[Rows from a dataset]
================

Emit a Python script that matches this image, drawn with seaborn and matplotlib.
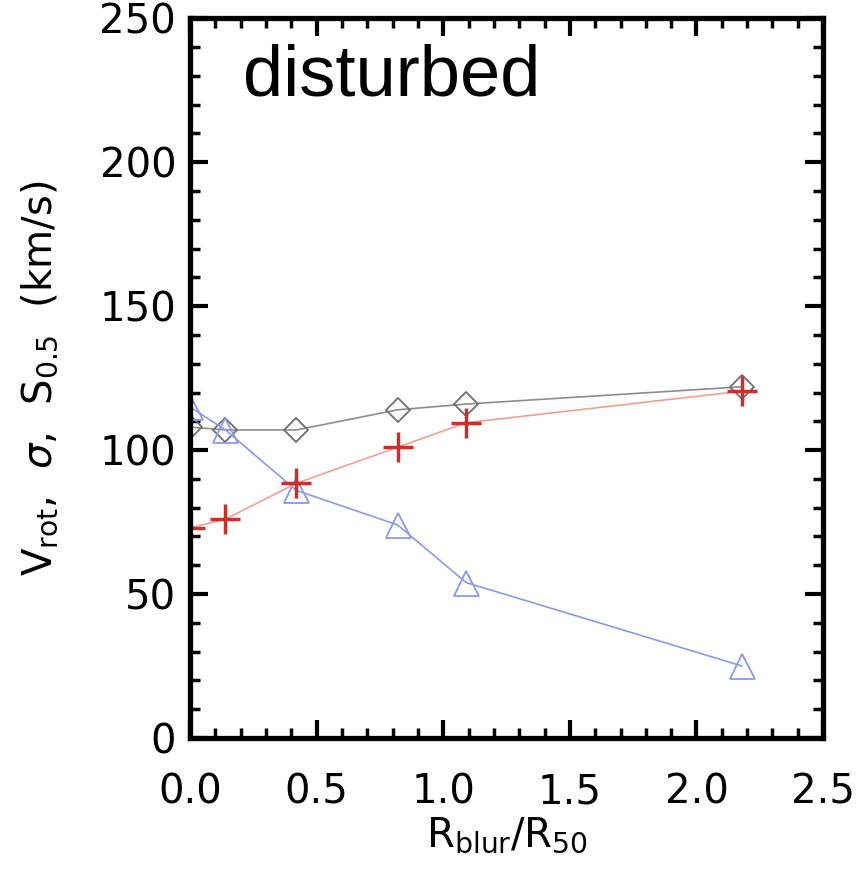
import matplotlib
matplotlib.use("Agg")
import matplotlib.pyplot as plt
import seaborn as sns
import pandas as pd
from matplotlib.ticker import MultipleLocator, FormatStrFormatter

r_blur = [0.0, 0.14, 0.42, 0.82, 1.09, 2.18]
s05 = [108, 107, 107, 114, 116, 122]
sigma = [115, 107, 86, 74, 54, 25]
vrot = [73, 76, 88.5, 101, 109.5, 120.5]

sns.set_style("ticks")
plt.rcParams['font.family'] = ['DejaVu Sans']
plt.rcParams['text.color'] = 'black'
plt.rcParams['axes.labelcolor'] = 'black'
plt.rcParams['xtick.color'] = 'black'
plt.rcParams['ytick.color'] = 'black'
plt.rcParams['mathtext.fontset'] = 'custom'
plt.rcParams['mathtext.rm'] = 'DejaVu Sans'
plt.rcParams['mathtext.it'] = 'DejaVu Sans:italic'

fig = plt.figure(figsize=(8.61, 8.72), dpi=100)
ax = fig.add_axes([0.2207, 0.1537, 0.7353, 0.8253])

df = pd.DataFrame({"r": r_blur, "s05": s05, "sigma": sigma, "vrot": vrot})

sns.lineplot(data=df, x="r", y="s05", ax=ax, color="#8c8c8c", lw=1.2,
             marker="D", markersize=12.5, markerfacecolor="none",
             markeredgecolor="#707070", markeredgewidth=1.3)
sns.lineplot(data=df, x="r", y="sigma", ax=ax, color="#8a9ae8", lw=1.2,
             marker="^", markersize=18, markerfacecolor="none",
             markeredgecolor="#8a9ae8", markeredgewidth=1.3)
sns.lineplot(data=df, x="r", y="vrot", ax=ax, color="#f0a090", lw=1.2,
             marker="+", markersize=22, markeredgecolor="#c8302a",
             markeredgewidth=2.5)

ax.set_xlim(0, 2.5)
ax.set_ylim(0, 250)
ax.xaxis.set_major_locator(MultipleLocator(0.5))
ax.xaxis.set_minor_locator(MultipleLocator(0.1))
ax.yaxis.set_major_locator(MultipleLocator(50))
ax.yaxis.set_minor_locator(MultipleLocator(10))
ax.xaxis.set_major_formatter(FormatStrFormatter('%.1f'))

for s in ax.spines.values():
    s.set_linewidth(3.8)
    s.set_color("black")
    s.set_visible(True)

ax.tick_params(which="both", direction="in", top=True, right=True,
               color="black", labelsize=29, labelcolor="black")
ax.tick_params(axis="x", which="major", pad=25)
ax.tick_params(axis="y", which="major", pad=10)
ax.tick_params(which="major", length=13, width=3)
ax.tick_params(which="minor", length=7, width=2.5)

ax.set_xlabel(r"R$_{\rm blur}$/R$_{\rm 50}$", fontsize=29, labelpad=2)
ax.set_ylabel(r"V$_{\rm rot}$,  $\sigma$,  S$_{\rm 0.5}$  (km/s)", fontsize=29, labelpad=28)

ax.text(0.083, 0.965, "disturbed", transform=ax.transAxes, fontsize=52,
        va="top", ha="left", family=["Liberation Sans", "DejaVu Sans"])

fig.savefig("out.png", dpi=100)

================

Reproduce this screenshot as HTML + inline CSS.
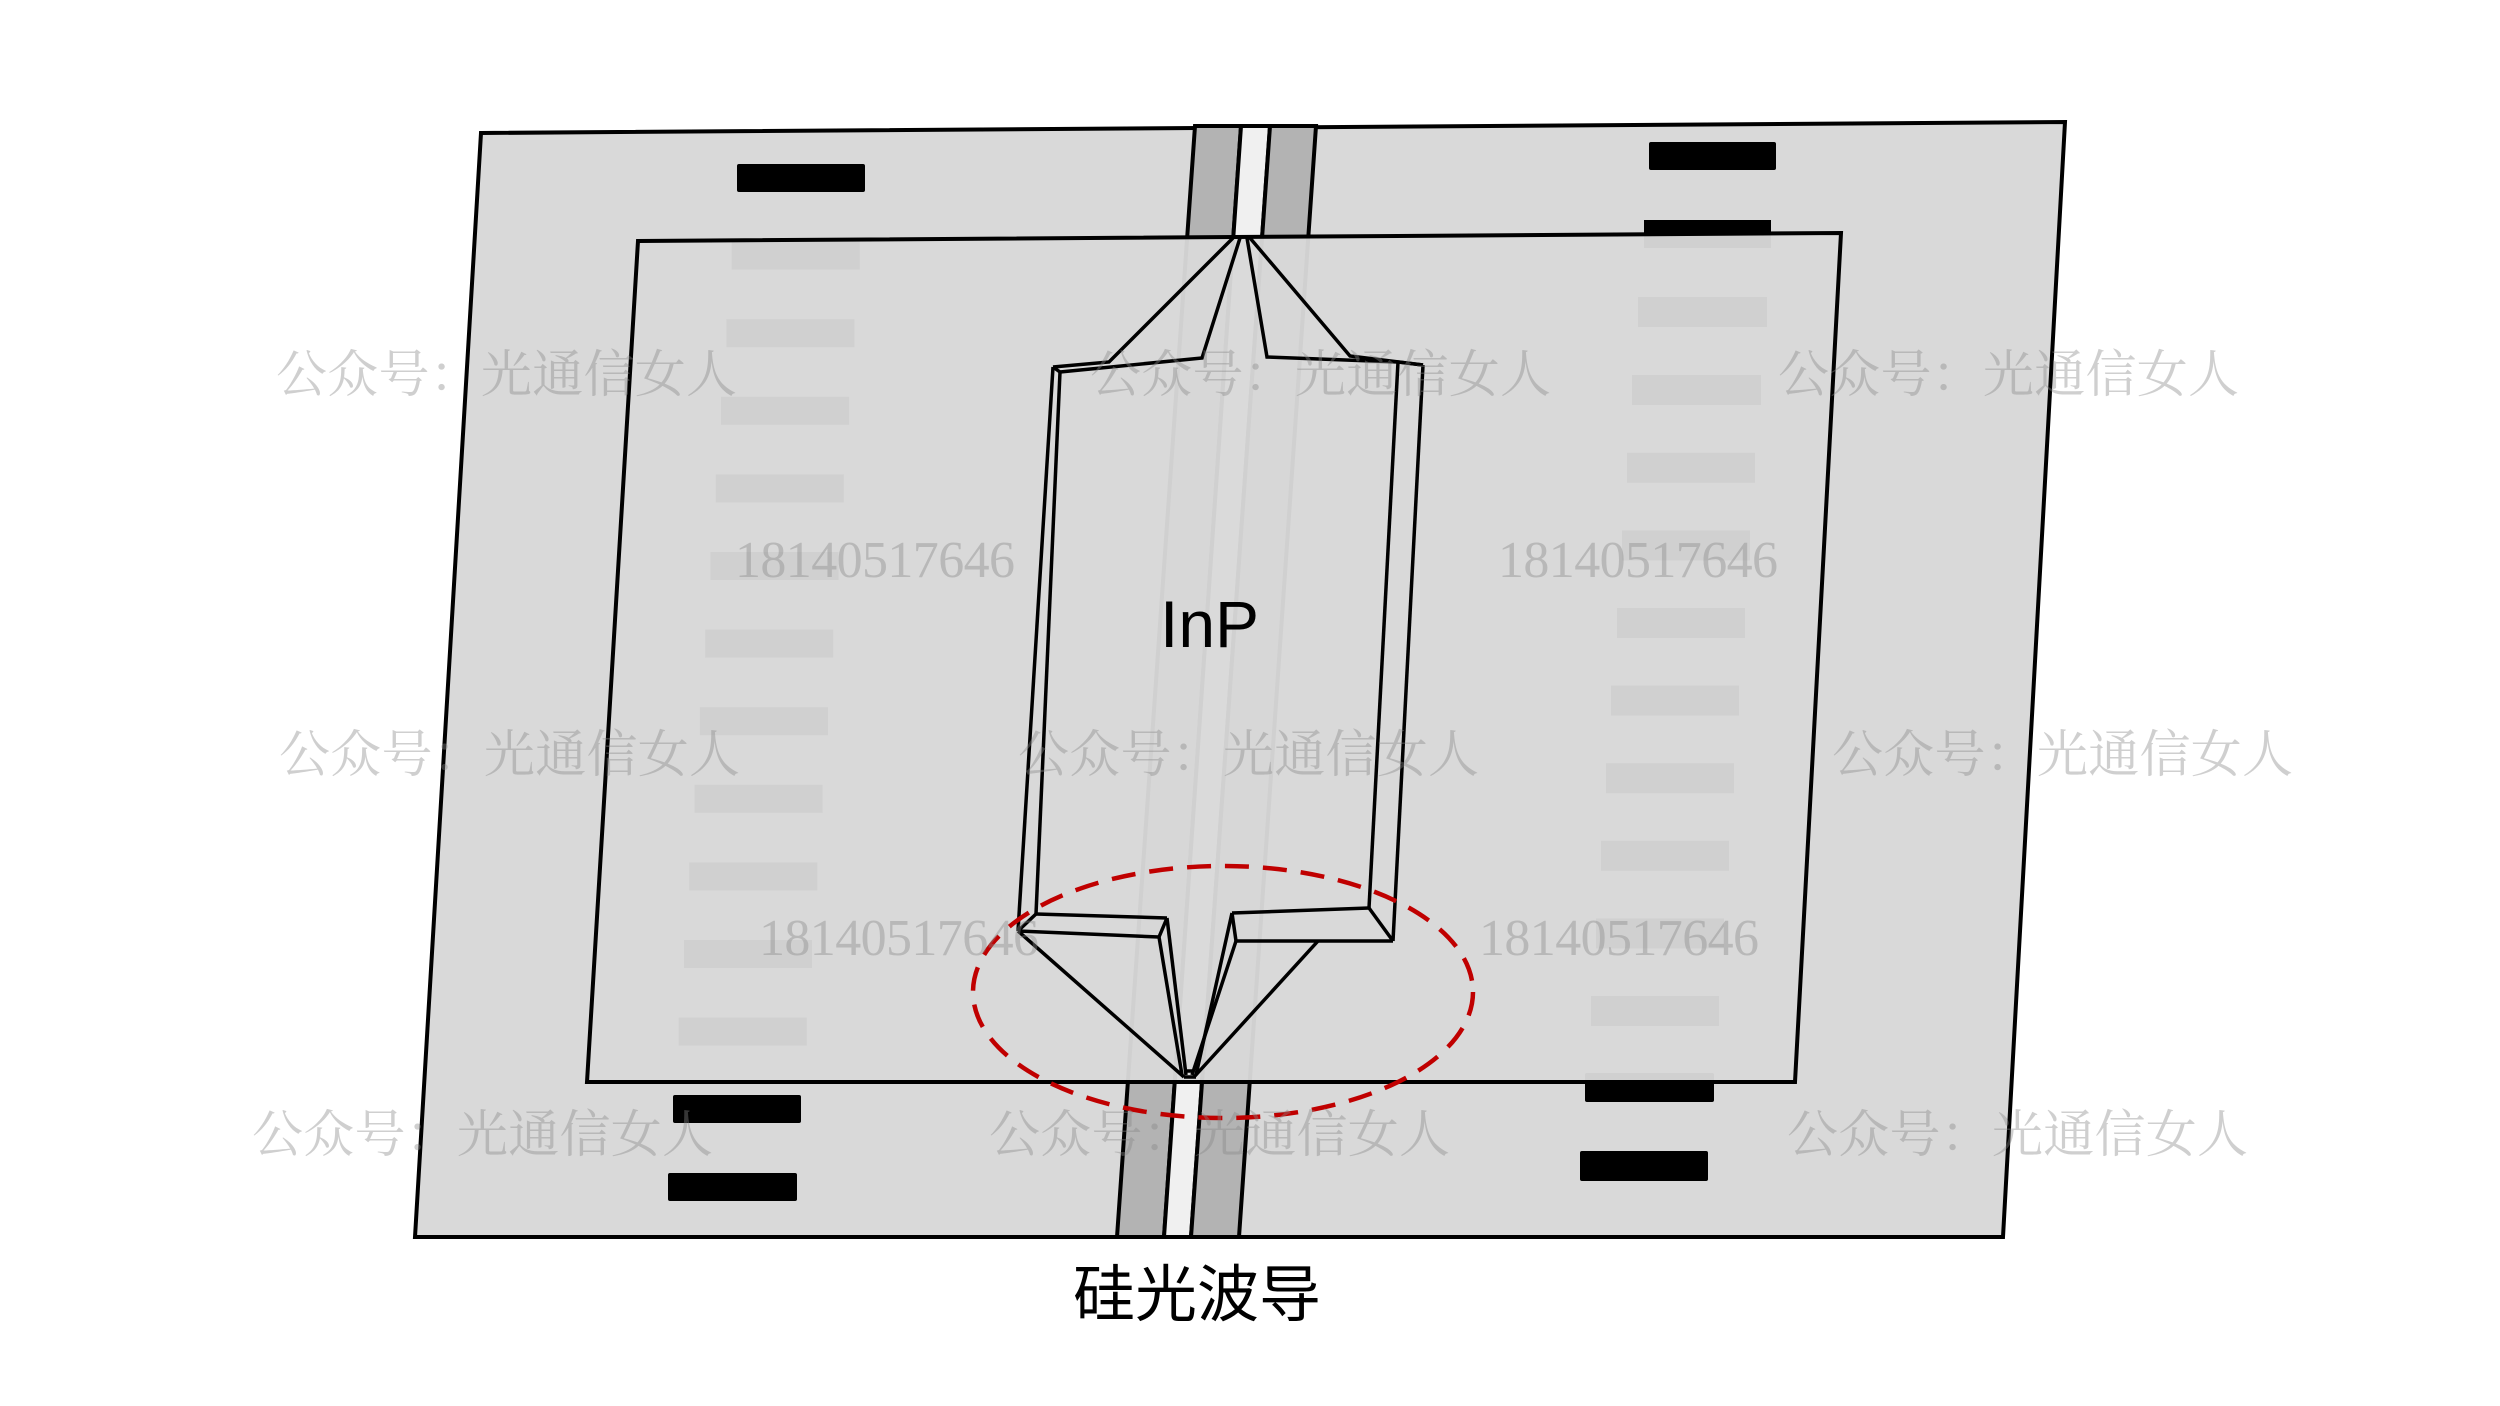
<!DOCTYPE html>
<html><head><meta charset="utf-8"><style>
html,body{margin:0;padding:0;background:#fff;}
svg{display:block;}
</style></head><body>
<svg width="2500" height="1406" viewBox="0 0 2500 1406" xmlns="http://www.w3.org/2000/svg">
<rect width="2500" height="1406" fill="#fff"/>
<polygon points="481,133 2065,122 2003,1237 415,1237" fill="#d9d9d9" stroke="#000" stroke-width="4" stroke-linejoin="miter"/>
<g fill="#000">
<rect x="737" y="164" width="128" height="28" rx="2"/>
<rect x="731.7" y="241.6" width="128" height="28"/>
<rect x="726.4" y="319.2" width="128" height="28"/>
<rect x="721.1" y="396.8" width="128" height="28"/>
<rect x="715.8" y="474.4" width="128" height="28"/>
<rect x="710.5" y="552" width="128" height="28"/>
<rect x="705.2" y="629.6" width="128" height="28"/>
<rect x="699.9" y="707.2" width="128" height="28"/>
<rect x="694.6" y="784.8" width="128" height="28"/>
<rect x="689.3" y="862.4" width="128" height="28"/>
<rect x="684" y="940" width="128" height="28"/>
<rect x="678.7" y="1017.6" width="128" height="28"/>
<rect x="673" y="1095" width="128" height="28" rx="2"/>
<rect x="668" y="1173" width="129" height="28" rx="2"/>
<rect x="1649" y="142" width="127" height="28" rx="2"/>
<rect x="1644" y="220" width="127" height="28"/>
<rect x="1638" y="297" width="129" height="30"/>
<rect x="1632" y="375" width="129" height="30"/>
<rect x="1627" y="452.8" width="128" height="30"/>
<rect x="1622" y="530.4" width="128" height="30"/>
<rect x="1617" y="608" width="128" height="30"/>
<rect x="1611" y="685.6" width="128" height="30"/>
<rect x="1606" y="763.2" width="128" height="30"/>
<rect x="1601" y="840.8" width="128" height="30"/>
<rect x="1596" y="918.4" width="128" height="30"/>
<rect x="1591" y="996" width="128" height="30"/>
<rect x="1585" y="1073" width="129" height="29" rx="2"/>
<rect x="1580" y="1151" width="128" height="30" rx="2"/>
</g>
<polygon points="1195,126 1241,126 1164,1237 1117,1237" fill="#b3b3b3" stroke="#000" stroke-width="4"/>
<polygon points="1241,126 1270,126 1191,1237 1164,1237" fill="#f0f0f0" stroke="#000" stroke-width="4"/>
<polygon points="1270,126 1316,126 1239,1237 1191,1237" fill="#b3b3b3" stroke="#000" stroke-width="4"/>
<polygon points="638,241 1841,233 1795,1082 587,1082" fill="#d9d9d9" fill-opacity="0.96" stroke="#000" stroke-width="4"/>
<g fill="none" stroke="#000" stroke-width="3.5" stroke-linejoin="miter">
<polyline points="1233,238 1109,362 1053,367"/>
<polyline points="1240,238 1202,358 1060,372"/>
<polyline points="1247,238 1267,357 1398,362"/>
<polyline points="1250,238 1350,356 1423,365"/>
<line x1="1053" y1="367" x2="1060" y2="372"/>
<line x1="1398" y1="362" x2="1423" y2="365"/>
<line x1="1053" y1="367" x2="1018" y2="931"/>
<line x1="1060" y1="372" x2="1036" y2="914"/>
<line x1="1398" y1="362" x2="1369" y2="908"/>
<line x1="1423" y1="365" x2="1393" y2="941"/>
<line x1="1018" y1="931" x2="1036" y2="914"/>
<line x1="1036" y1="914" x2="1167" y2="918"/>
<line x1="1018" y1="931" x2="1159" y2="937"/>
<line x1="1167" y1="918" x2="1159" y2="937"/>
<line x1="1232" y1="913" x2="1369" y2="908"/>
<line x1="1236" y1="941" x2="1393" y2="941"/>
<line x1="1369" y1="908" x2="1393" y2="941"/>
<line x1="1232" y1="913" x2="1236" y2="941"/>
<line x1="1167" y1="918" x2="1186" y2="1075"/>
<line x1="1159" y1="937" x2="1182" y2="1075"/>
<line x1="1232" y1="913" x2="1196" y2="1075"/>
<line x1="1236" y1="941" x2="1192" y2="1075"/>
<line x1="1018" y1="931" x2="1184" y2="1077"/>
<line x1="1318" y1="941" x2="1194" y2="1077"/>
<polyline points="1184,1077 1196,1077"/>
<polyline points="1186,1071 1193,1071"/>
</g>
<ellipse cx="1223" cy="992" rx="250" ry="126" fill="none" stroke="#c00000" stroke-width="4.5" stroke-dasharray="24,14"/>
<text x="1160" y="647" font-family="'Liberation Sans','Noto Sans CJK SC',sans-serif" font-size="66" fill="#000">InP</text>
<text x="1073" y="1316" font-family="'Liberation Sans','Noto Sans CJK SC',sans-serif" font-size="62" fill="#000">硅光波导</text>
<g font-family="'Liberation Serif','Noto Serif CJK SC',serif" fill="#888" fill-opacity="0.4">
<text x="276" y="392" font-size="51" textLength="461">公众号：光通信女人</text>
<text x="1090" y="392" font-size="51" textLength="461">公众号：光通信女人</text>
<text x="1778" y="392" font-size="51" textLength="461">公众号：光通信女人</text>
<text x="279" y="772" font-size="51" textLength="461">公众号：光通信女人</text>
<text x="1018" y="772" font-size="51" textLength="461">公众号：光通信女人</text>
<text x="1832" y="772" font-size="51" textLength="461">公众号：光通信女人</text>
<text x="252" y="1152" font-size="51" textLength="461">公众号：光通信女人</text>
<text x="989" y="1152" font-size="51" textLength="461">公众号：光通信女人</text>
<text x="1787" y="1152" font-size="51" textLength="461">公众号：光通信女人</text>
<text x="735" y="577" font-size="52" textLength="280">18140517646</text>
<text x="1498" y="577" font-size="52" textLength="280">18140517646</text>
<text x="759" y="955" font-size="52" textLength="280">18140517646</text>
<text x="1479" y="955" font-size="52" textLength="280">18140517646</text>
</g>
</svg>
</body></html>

================

Within the entries above, give again exactly the lines starting at the one that contains "Emit a Python" and ending at the one that contains "from matplotlib.ticker import", leaving out the pictures.

* _EXERCISE RESULT_:
Emit a Python script that matches this image, drawn with seaborn and matplotlib.
import matplotlib
matplotlib.use("Agg")
import matplotlib.pyplot as plt
import seaborn as sns
import pandas as pd
from matplotlib.ticker import MultipleLocator, FormatStrFormatter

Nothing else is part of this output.